Tuesday, 27 June 2017

From free movers to settled immigrants

The publication of the Brexit government’s plans for EU nationals in the UK and UK nationals in rEU has already attracted much derision for its most obvious deficiencies. These include the uncertainty about the cut-off date, the issue of who will enforce rights and the question of whether whatever arrangement is finally agreed would survive the breakdown of the rest of the Brexit talks. Equally, although the proposals suggest a more streamlined process than the existing one for residency (including dropping the ludicrous demand for proof of health insurance that no one had ever been told they needed), the fee to be charged hasn’t been specified and it is highly unclear that the government has the administrative capacity to quickly process applications. And, whatever happens, none of this is going to lead to the reduction of red tape that Brexiters claimed as one of the benefits of leaving the EU!

It seems unlikely that these proposals will be agreed in their present form by the EU, but almost whatever arrangements do emerge there is a much more fundamental problem with them, and a much more fundamental loss which arises from them. The creation of a “settled status” category of persons is precisely to indicate the loss of the benefits and joys of freedom of movement. No doubt for some people who have, indeed, settled in the UK on a long-term basis and want to continue to do so, some version of these proposals will be more or less viable at a practical level. Even for them, any new system will be bothersome and intrusive and it can be expected that many more than those already leaving will feel disinclined to stay in a country which has so strongly signalled an antipathy to their presence. But, in any case, for many people freedom of movement was not about the chance to “settle” in another country but gave the opportunity to come in and out at different times for long or short periods.

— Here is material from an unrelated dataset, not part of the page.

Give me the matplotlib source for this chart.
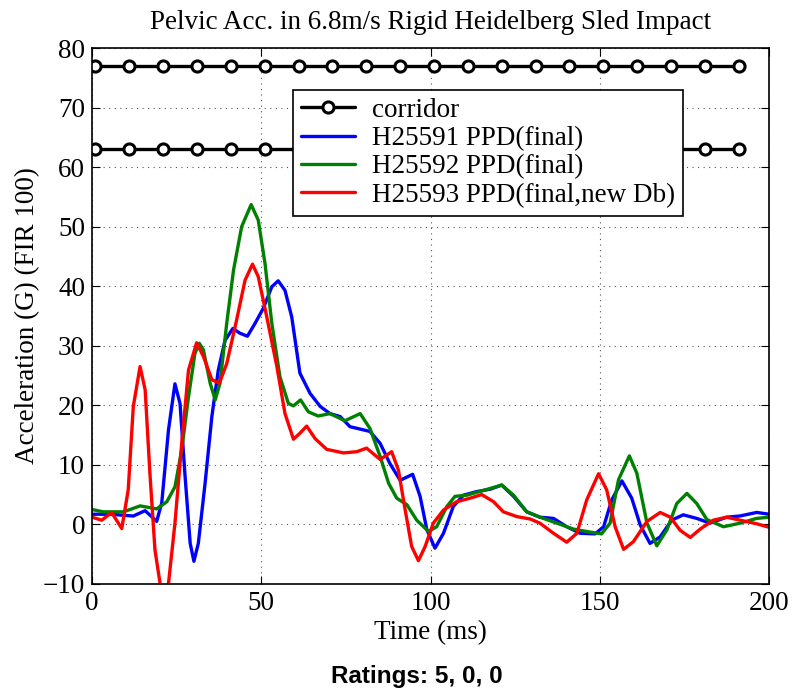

This might be particularly the case for couples and families containing citizens from different member states. It will not necessarily be the case that they have settled in the UK for the five continuous years required. An Anglo-German couple, say, may have lived for shorter periods in one or other country (or in a third country). They may split their residency between countries at different times of the year. For that matter, they may have predicated their career and family plans on being in one country now but at some later stage being able to move for some period to the other country. Yet under the current proposals “settled status” will be lost after a two year absence, except for those who have undefined “strong ties” with the UK (paragraph 22 of the proposals).

What informs the UK approach is a naïve view of immigration – as being a kind of mechanistic one-time move from living in one country to another – and in particular a naïve conflation of free movement of people with immigration (which, indeed, is precisely how it has invariably figured in the Brexit debates). This was alluded to by Sir Ivan Rogers (p.10) in his February 2017 evidence to the House of Commons Exiting the EU Committee:

They [the rest of the EU] genuinely do not understand a UK debate in which the two are conflated at all. They do not understand why a Government would have a migration target covering migration from within the European Union, which for other people is not migration. They do not call it migration; they do not call it immigration. They call it free movement… [t]hey said, “But one is migration, which is external to the European Union, and the other is free movement of people, which is not at all the same thing”.

This reflects the longstanding British failure to understand what a single market is and how it differs from a free trade area, which I have written about in another post. Because, indeed, within a single market it makes no more sense to talk about immigration between member countries than it does to do so between counties in Britain. And free movement as opposed to immigration connotes something much more than the transactional economic cost-benefit analysis on both sides of the Brexit debate, for all that ending it will, indeed, entail massive economic problems for Britain. Rather, it connotes a much broader set of cultural and social possibilities.

It is this European meaning of free movement as a way of life which will be lost by Brexit, whatever deal ends up being struck about residency and rights, and those most immediately affected did not even have a vote on the decision. So people who have built their lives and plans in the perfectly legitimate expectation of an established political system guaranteeing their freedom of movement will lose it to become – if they qualify and if they wish it – not free movers but settled immigrants. Moreover, to the extent that the government intends these arrangements to be reciprocal for UK citizens in rEU those citizens, too, will have lost the free movement status they hitherto had and relied upon.

Finally, it should not be forgotten that although the direct impact will be greatest upon those who were exercising their freedom of movement rights at the cut off point, we have all lost out. Freedom of movement is, indeed, just that: a freedom. Every single UK citizen who may in the past and might in the future wish to move freely within the EU for short or long periods with minimal administrative and practical barriers is about to lose something rare, valuable and precious. All those opportunities to live, work, study and retire that we used all to be able to exercise if and when we chose have been sacrificed on the altar of the Brexit cult.